Once Rio Tinto, BHP Billiton and Vale, the world's three leading iron ore giants, assume the monthly pricing plan and the index pricing plan, they will put Chinese steel mills in even more difficult situation.
The fall of iron ore's stock price and market demand have not prevented Rio Tinto, BHP Billiton and Vale – the world's iron ore monopolies – from implementing an index pricing plan.
Since the end of May, Rio Tinto and BHP have attempted to force Chinese steel mills, which prefer long-term pricing plans, to adopt a monthly pricing plan.
On March 30, Vale, which is headquartered in Brazil and is the world's largest iron ore supplier, reached an agreement on a quarterly pricing plan with Japanese steelmaker Nippon Steel Corporation, marking the end of long-term annual pricing plans.
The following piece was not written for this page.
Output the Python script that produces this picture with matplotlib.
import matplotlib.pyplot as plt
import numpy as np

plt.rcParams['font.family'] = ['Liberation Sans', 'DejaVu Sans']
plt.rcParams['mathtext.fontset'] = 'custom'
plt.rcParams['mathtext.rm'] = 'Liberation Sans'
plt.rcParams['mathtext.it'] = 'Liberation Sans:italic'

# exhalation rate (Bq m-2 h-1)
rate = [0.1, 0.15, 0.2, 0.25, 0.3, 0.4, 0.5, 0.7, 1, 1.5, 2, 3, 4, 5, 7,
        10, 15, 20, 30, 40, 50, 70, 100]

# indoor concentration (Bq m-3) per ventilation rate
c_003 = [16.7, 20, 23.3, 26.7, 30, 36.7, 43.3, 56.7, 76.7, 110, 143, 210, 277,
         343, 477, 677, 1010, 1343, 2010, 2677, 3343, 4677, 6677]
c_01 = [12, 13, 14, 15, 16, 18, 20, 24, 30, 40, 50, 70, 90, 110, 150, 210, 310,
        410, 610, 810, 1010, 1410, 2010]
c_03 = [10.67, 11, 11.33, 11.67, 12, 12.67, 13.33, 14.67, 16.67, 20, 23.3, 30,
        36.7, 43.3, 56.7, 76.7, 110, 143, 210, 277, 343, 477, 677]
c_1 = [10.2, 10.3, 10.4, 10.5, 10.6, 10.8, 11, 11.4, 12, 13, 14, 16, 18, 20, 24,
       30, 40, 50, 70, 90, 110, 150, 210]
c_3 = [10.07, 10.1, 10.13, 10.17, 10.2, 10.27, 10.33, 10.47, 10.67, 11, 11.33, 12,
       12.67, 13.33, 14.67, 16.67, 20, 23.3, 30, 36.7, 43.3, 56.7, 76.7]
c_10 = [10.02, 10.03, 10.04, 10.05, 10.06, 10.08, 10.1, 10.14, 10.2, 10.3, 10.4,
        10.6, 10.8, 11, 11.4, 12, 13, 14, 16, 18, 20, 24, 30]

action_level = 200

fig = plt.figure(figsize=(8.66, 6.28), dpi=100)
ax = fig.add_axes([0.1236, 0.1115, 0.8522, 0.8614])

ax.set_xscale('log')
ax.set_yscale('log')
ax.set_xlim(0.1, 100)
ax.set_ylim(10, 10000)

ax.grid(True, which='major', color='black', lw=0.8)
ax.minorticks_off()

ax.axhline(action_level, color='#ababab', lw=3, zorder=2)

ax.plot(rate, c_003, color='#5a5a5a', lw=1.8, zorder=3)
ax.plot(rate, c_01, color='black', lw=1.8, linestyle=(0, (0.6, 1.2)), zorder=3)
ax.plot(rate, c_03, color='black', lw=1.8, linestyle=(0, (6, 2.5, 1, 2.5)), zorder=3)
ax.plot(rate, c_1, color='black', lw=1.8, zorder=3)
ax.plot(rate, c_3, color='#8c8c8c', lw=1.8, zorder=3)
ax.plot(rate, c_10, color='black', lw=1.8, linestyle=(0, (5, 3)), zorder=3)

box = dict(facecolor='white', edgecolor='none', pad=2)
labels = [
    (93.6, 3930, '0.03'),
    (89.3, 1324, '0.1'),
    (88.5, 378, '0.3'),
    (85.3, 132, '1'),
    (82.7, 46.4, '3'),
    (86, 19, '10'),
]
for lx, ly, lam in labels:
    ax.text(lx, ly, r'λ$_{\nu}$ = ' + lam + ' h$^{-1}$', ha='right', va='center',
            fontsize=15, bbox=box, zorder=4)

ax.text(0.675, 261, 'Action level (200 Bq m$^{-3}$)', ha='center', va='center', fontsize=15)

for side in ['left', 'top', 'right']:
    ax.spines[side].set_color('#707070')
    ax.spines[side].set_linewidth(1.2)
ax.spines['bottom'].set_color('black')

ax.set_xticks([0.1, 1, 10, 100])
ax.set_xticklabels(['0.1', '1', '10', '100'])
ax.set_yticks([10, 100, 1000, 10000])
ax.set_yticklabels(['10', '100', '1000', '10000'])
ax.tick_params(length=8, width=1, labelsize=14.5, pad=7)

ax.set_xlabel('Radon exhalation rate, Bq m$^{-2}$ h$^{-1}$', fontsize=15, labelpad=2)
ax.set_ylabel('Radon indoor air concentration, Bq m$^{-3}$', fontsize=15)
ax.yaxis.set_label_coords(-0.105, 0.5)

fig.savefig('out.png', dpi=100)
"The quarterly pricing plan implemented this year is a transition to spot trading and index pricing," said Xu Xu, chairman of the China Chamber of Commerce of Metals Minerals & Chemicals Importers & Exporters. "Iron ore will become even more commercialized."
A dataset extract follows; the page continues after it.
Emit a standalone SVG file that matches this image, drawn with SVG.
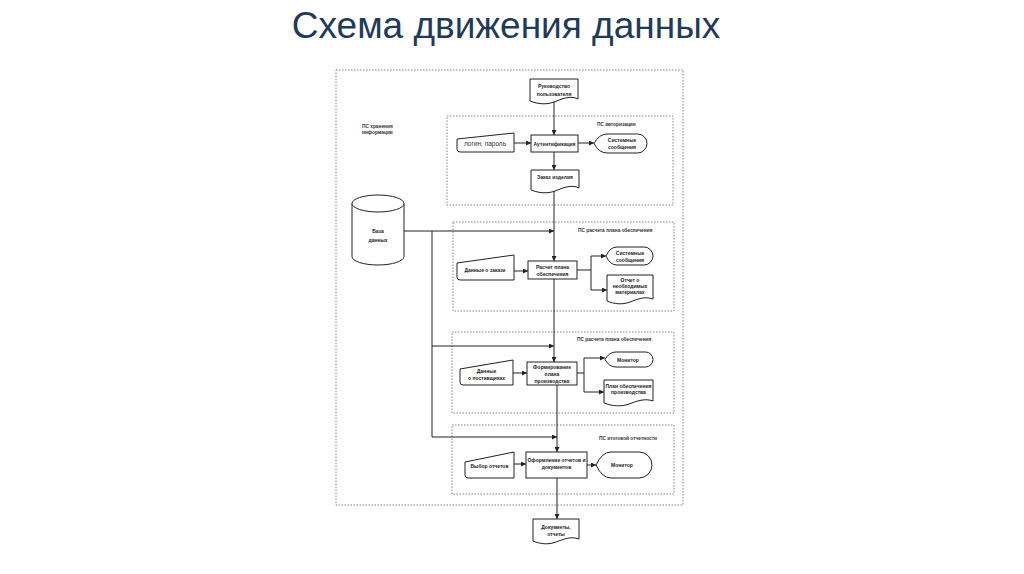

Chinese steelmakers already feel the chills. Reduced domestic demand and a weak international industry make the rising iron ore prices problematic for the steel industry. Some of them have already reduced production.
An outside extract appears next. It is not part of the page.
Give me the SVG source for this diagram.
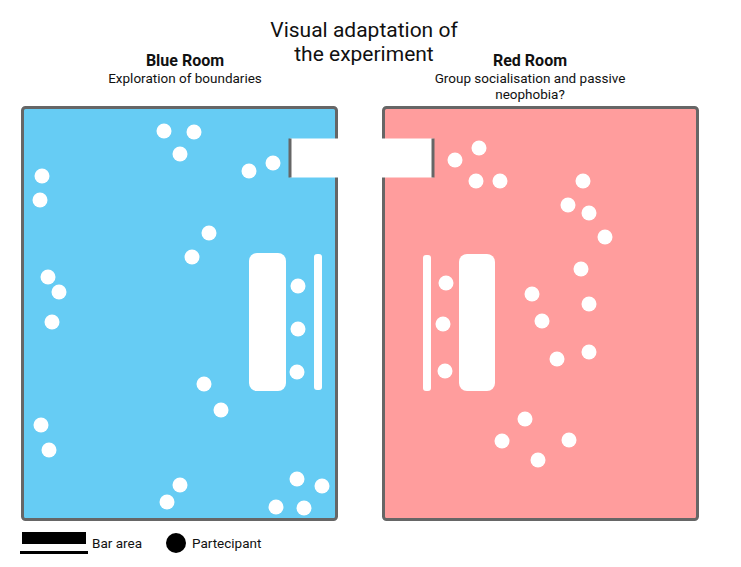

"Now mining companies just make unilateral decisions without informing us clients. They don't care if we will comply," said Jia Xiangrong, vice chairman of Shagang Group – the largest private steel enterprise in China.
Metal Bulletin Inc. released an earlier report stating monthly plans will first apply to small volume deals. The quarterly plans currently direct bulk deals.
Speaking about the quarterly pricing plan, José Carlos Martins, Vale's executive officer for ferrous minerals, said that the financial crisis made them realize the old long-term pricing system did not work anymore, and they decided to abandon it.
Vale started to implement its index pricing system shortly after the quarterly plan. BHP's management told China Business News, "We don't want more excessive negotiations on price. We want to focus on production."
Once the three mining companies assume monthly and index pricing plans, they will grab the money that once went to the middle trader, increasing their profit.